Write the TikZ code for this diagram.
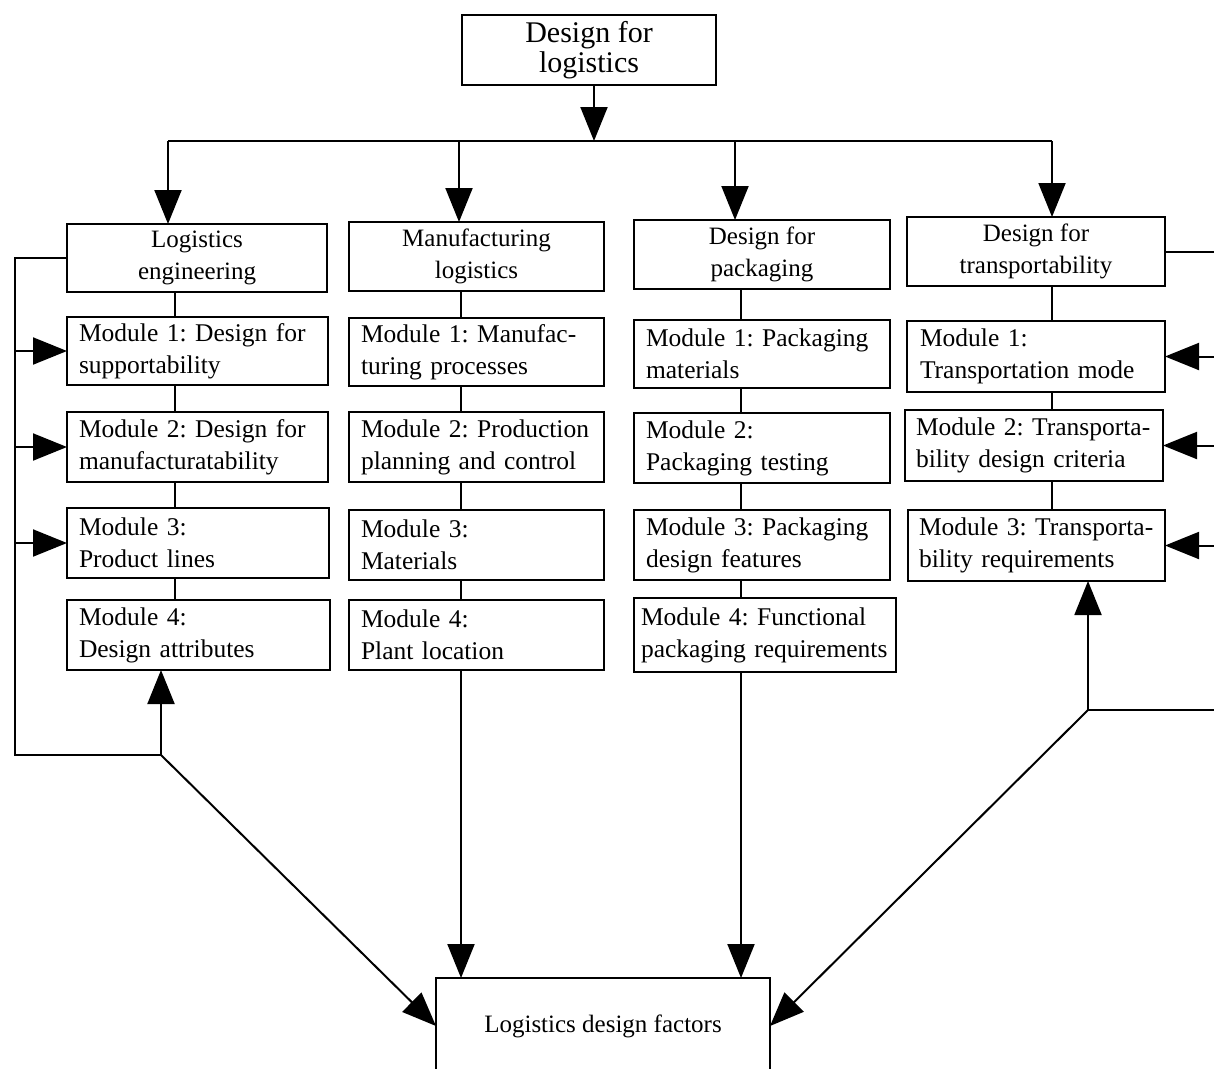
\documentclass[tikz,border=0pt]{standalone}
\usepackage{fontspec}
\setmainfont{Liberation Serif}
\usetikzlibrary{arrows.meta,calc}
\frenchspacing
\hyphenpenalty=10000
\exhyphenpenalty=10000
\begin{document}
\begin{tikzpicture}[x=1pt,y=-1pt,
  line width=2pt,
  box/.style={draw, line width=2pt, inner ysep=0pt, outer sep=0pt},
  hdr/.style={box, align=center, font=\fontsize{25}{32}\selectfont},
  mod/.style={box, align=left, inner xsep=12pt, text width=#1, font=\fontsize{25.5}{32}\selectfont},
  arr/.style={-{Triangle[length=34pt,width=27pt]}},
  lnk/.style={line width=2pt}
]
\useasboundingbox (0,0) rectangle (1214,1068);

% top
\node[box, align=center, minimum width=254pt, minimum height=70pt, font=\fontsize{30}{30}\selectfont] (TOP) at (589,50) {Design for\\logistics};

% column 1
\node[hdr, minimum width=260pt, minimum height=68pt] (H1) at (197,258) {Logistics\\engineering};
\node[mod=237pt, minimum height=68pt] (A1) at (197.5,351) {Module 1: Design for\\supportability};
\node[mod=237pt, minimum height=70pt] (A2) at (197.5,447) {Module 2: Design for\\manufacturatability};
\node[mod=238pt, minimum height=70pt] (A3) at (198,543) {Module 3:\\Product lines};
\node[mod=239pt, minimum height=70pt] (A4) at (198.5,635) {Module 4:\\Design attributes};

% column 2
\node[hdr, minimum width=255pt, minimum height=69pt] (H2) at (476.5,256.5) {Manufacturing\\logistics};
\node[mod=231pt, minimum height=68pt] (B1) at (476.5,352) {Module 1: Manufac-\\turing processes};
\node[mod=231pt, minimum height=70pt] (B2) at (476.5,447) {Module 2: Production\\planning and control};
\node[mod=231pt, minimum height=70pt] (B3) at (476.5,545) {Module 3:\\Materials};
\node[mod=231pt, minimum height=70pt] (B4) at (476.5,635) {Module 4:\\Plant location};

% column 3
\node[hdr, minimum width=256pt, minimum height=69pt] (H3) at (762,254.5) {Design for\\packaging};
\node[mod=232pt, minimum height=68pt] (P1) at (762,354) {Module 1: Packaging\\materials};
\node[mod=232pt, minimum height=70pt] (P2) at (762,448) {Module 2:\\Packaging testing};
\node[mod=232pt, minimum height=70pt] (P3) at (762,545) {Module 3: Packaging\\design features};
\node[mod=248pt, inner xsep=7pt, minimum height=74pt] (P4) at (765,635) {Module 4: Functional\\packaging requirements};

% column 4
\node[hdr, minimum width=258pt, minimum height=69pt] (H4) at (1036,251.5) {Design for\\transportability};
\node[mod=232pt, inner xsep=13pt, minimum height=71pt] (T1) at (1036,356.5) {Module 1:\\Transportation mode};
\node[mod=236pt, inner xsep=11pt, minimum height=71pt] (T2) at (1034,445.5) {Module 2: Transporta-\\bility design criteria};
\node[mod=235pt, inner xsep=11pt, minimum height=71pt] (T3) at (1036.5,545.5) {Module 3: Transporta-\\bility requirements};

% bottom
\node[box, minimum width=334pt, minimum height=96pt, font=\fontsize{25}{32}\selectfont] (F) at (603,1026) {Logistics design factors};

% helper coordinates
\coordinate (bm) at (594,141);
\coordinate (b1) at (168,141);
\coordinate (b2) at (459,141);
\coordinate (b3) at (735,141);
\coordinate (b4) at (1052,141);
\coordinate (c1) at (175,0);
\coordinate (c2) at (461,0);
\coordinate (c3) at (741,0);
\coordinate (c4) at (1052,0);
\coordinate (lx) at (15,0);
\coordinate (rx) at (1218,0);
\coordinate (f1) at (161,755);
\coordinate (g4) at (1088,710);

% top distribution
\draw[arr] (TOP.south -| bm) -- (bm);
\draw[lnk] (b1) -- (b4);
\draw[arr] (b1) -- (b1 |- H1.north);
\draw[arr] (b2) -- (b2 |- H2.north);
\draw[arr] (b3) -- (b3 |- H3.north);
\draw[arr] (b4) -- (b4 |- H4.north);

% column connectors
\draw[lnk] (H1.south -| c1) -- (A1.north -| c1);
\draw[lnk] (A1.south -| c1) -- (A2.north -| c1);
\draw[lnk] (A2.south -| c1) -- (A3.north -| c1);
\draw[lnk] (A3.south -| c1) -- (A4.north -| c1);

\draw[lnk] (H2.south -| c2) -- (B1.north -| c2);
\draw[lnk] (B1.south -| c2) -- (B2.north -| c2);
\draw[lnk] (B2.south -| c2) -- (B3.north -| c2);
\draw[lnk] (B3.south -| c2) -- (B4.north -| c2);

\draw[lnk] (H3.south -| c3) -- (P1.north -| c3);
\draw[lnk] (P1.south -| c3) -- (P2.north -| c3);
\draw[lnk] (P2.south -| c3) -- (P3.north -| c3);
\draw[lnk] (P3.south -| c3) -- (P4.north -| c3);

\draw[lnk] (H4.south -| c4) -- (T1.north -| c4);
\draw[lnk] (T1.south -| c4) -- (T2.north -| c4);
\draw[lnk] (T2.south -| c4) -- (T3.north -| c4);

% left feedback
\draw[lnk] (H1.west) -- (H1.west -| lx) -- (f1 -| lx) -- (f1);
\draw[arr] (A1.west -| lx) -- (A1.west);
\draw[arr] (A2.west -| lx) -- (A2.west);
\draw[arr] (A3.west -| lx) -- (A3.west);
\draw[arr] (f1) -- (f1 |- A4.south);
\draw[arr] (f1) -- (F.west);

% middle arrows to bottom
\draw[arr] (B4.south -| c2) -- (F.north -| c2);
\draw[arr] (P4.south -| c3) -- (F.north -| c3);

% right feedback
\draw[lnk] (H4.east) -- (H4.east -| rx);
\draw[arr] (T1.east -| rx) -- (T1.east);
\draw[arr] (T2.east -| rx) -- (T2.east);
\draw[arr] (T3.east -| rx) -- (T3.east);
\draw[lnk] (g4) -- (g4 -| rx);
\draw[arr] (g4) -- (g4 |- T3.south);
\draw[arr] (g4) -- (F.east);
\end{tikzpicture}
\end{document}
══════════════════════════════
# [Your task]
Restate the listing above word for word, and skip the pictures.

# [Reply to the exercise]
Write the TikZ code for this diagram.
\documentclass[tikz,border=0pt]{standalone}
\usepackage{fontspec}
\setmainfont{Liberation Serif}
\usetikzlibrary{arrows.meta,calc}
\frenchspacing
\hyphenpenalty=10000
\exhyphenpenalty=10000
\begin{document}
\begin{tikzpicture}[x=1pt,y=-1pt,
  line width=2pt,
  box/.style={draw, line width=2pt, inner ysep=0pt, outer sep=0pt},
  hdr/.style={box, align=center, font=\fontsize{25}{32}\selectfont},
  mod/.style={box, align=left, inner xsep=12pt, text width=#1, font=\fontsize{25.5}{32}\selectfont},
  arr/.style={-{Triangle[length=34pt,width=27pt]}},
  lnk/.style={line width=2pt}
]
\useasboundingbox (0,0) rectangle (1214,1068);

% top
\node[box, align=center, minimum width=254pt, minimum height=70pt, font=\fontsize{30}{30}\selectfont] (TOP) at (589,50) {Design for\\logistics};

% column 1
\node[hdr, minimum width=260pt, minimum height=68pt] (H1) at (197,258) {Logistics\\engineering};
\node[mod=237pt, minimum height=68pt] (A1) at (197.5,351) {Module 1: Design for\\supportability};
\node[mod=237pt, minimum height=70pt] (A2) at (197.5,447) {Module 2: Design for\\manufacturatability};
\node[mod=238pt, minimum height=70pt] (A3) at (198,543) {Module 3:\\Product lines};
\node[mod=239pt, minimum height=70pt] (A4) at (198.5,635) {Module 4:\\Design attributes};

% column 2
\node[hdr, minimum width=255pt, minimum height=69pt] (H2) at (476.5,256.5) {Manufacturing\\logistics};
\node[mod=231pt, minimum height=68pt] (B1) at (476.5,352) {Module 1: Manufac-\\turing processes};
\node[mod=231pt, minimum height=70pt] (B2) at (476.5,447) {Module 2: Production\\planning and control};
\node[mod=231pt, minimum height=70pt] (B3) at (476.5,545) {Module 3:\\Materials};
\node[mod=231pt, minimum height=70pt] (B4) at (476.5,635) {Module 4:\\Plant location};

% column 3
\node[hdr, minimum width=256pt, minimum height=69pt] (H3) at (762,254.5) {Design for\\packaging};
\node[mod=232pt, minimum height=68pt] (P1) at (762,354) {Module 1: Packaging\\materials};
\node[mod=232pt, minimum height=70pt] (P2) at (762,448) {Module 2:\\Packaging testing};
\node[mod=232pt, minimum height=70pt] (P3) at (762,545) {Module 3: Packaging\\design features};
\node[mod=248pt, inner xsep=7pt, minimum height=74pt] (P4) at (765,635) {Module 4: Functional\\packaging requirements};

% column 4
\node[hdr, minimum width=258pt, minimum height=69pt] (H4) at (1036,251.5) {Design for\\transportability};
\node[mod=232pt, inner xsep=13pt, minimum height=71pt] (T1) at (1036,356.5) {Module 1:\\Transportation mode};
\node[mod=236pt, inner xsep=11pt, minimum height=71pt] (T2) at (1034,445.5) {Module 2: Transporta-\\bility design criteria};
\node[mod=235pt, inner xsep=11pt, minimum height=71pt] (T3) at (1036.5,545.5) {Module 3: Transporta-\\bility requirements};

% bottom
\node[box, minimum width=334pt, minimum height=96pt, font=\fontsize{25}{32}\selectfont] (F) at (603,1026) {Logistics design factors};

% helper coordinates
\coordinate (bm) at (594,141);
\coordinate (b1) at (168,141);
\coordinate (b2) at (459,141);
\coordinate (b3) at (735,141);
\coordinate (b4) at (1052,141);
\coordinate (c1) at (175,0);
\coordinate (c2) at (461,0);
\coordinate (c3) at (741,0);
\coordinate (c4) at (1052,0);
\coordinate (lx) at (15,0);
\coordinate (rx) at (1218,0);
\coordinate (f1) at (161,755);
\coordinate (g4) at (1088,710);

% top distribution
\draw[arr] (TOP.south -| bm) -- (bm);
\draw[lnk] (b1) -- (b4);
\draw[arr] (b1) -- (b1 |- H1.north);
\draw[arr] (b2) -- (b2 |- H2.north);
\draw[arr] (b3) -- (b3 |- H3.north);
\draw[arr] (b4) -- (b4 |- H4.north);

% column connectors
\draw[lnk] (H1.south -| c1) -- (A1.north -| c1);
\draw[lnk] (A1.south -| c1) -- (A2.north -| c1);
\draw[lnk] (A2.south -| c1) -- (A3.north -| c1);
\draw[lnk] (A3.south -| c1) -- (A4.north -| c1);

\draw[lnk] (H2.south -| c2) -- (B1.north -| c2);
\draw[lnk] (B1.south -| c2) -- (B2.north -| c2);
\draw[lnk] (B2.south -| c2) -- (B3.north -| c2);
\draw[lnk] (B3.south -| c2) -- (B4.north -| c2);

\draw[lnk] (H3.south -| c3) -- (P1.north -| c3);
\draw[lnk] (P1.south -| c3) -- (P2.north -| c3);
\draw[lnk] (P2.south -| c3) -- (P3.north -| c3);
\draw[lnk] (P3.south -| c3) -- (P4.north -| c3);

\draw[lnk] (H4.south -| c4) -- (T1.north -| c4);
\draw[lnk] (T1.south -| c4) -- (T2.north -| c4);
\draw[lnk] (T2.south -| c4) -- (T3.north -| c4);

% left feedback
\draw[lnk] (H1.west) -- (H1.west -| lx) -- (f1 -| lx) -- (f1);
\draw[arr] (A1.west -| lx) -- (A1.west);
\draw[arr] (A2.west -| lx) -- (A2.west);
\draw[arr] (A3.west -| lx) -- (A3.west);
\draw[arr] (f1) -- (f1 |- A4.south);
\draw[arr] (f1) -- (F.west);

% middle arrows to bottom
\draw[arr] (B4.south -| c2) -- (F.north -| c2);
\draw[arr] (P4.south -| c3) -- (F.north -| c3);

% right feedback
\draw[lnk] (H4.east) -- (H4.east -| rx);
\draw[arr] (T1.east -| rx) -- (T1.east);
\draw[arr] (T2.east -| rx) -- (T2.east);
\draw[arr] (T3.east -| rx) -- (T3.east);
\draw[lnk] (g4) -- (g4 -| rx);
\draw[arr] (g4) -- (g4 |- T3.south);
\draw[arr] (g4) -- (F.east);
\end{tikzpicture}
\end{document}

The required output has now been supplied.